Fact is, egress pricing is a moat. Cloud providers want to incentivize bringing data in (ingress is always free) and incentivize using it (intra-DC networking is free), but disincentivize bringing it out. If your data is stuck in AWS, that means your computation is stuck in AWS too.

vlovich123 · on July 6, 2022

Disclosure: I work on Cloudflare on R2 so I’m a bit biased on this.

I think we’re going to put real pressure for traditional object storage rates to come down. Since Cloudflare‘a entire MO is running the network with zero egress. As we expand our cloud platform it seems inevitable that you will at least have a strong zero egress choice and if we do a good job Amazon et all will inevitably be forced to get rid of egress. Matthew Prince laid out a strong case for why either scenario is good for us in a recent investor day presentation (either we cannibalize S3’s business and R2 becomes a massive profit machine for us because they refuse to budge on egress or Amazon drops egress which is an even larger opportunity for us).

Products like Cache Reserve help you migrate your data out of AWS transparently from any service (not just S3) - you just pay the egress penalty once per file.

Anyway. I’m not saying it’s going to disappear tomorrow but I find it hard to believe it’ll last another ten years.

matwood · on July 5, 2022

> totally ignoring the opex cost of operating your own hardware which is going to be non 0

Early in my career I worked at a company and we had a DC onsite. I remember the months long project to spec, purchase and migrate to a new, more powerful DB server. How much that costed in people-hours, I have no idea. I upgraded to a better DB a couple months ago by clicking a button...

Don't even get me started with ordering more SANs when we ran out of storage or the time a hurricane was coming and we had to prepare to fail over to another DC.

landemva · on July 5, 2022

>> I think egress rates are going to start disappearing over the next few years.

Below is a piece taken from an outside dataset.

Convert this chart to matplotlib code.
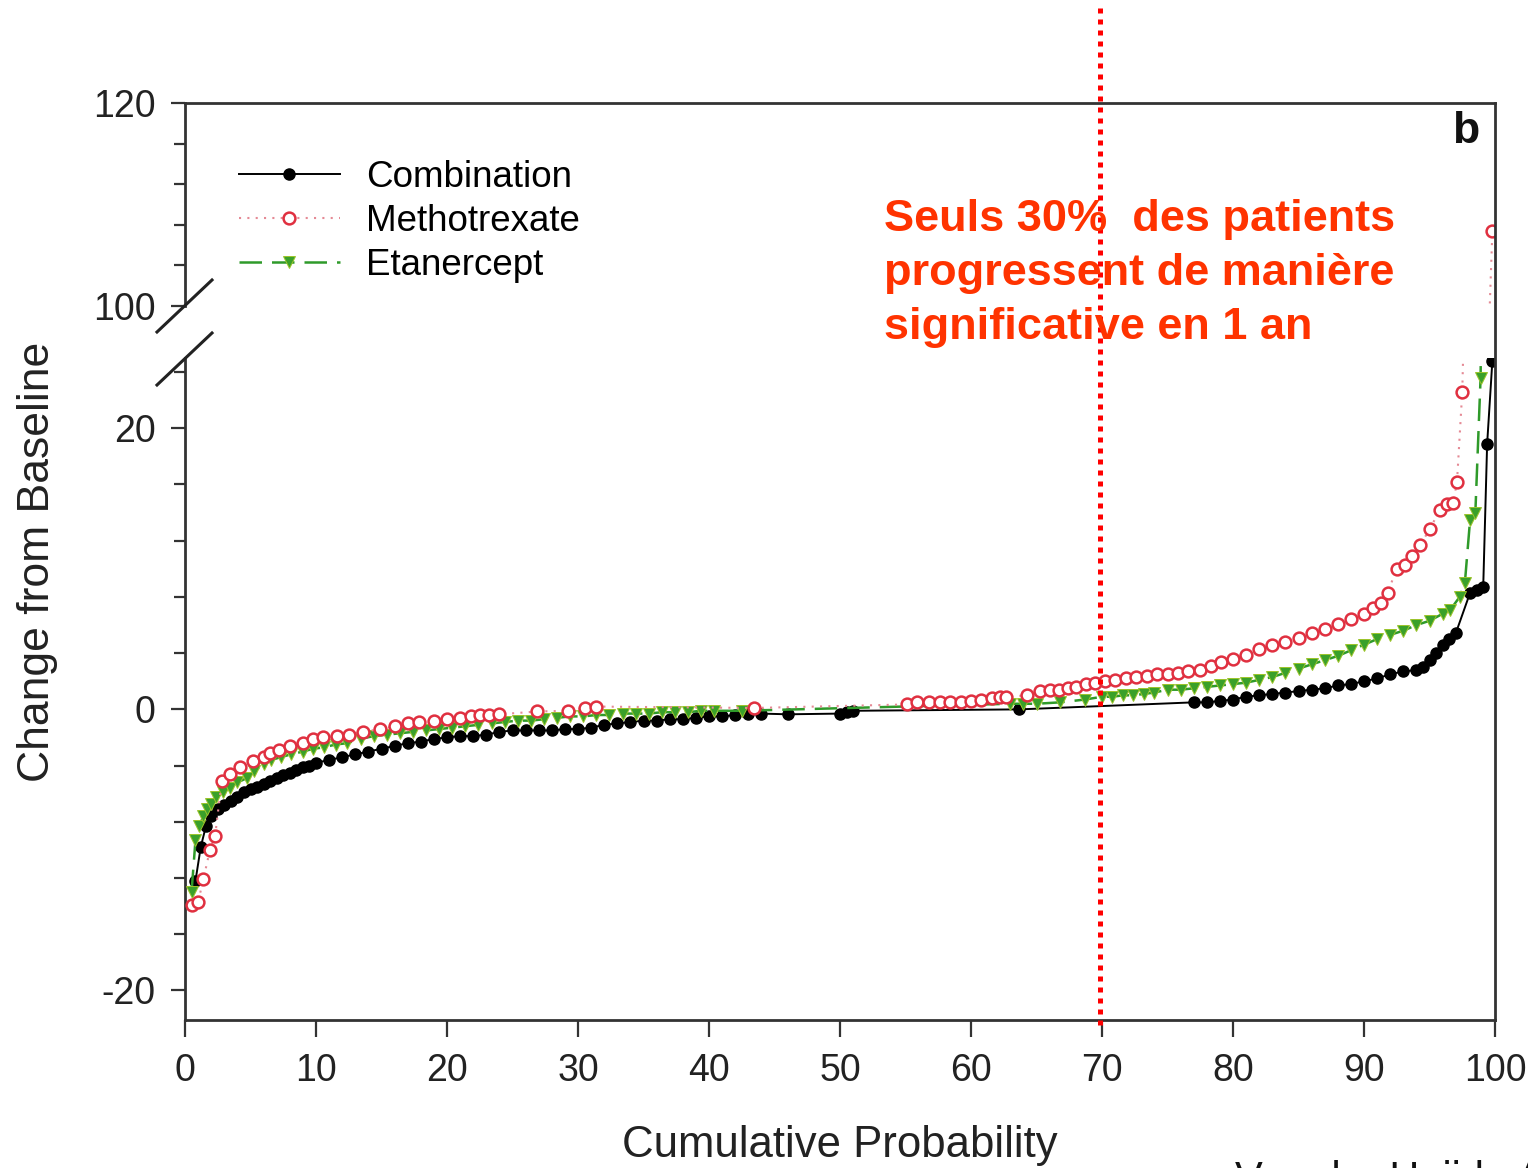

Compute costs generally drop over time. Do you have any data points to confirm egress will soon go to zero?

vlovich123 · on July 6, 2022

Cloudflare Bandwidth Alliance and R2. S3 felt some pressure just because of our pre launch announcement. It’ll be interesting to see how they adjust over the next couple of years.

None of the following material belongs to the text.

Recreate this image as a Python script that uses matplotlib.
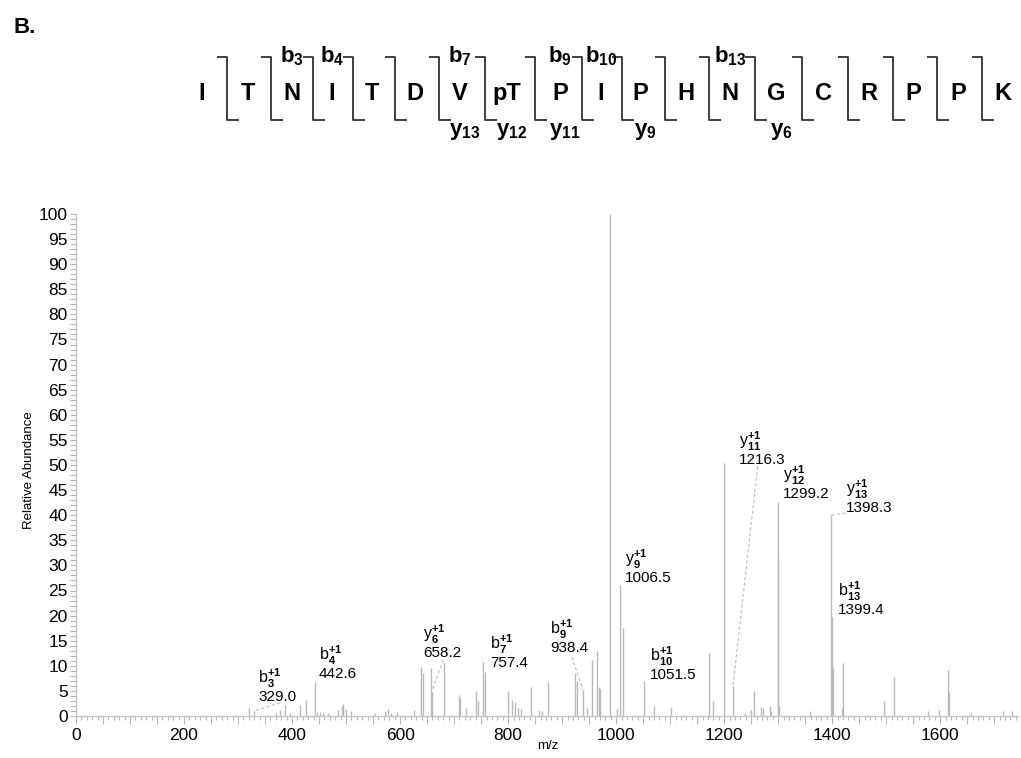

hoppyhoppy2 · on July 5, 2022

It's probably worth remembering that a company the size of FedEx isn't going to be paying the listed prices.

ElectricalUnion · on July 5, 2022

They actually probably be paying more that the average listed prices, as Mainframe (basically a on-premise PaaS, where IBM rents you high performance, distributed and redundant hardware cluster on a pay-as-you-use manner) users are often dependent on very high reliability, high uptime and low latency.

nharada · on July 5, 2022

The ability to scale up experiments is really nice in cloud. In my experience you need to be quite large before you’re using your own GPUs at a utilization percentage that saves money while still having capacity for large one off experiments.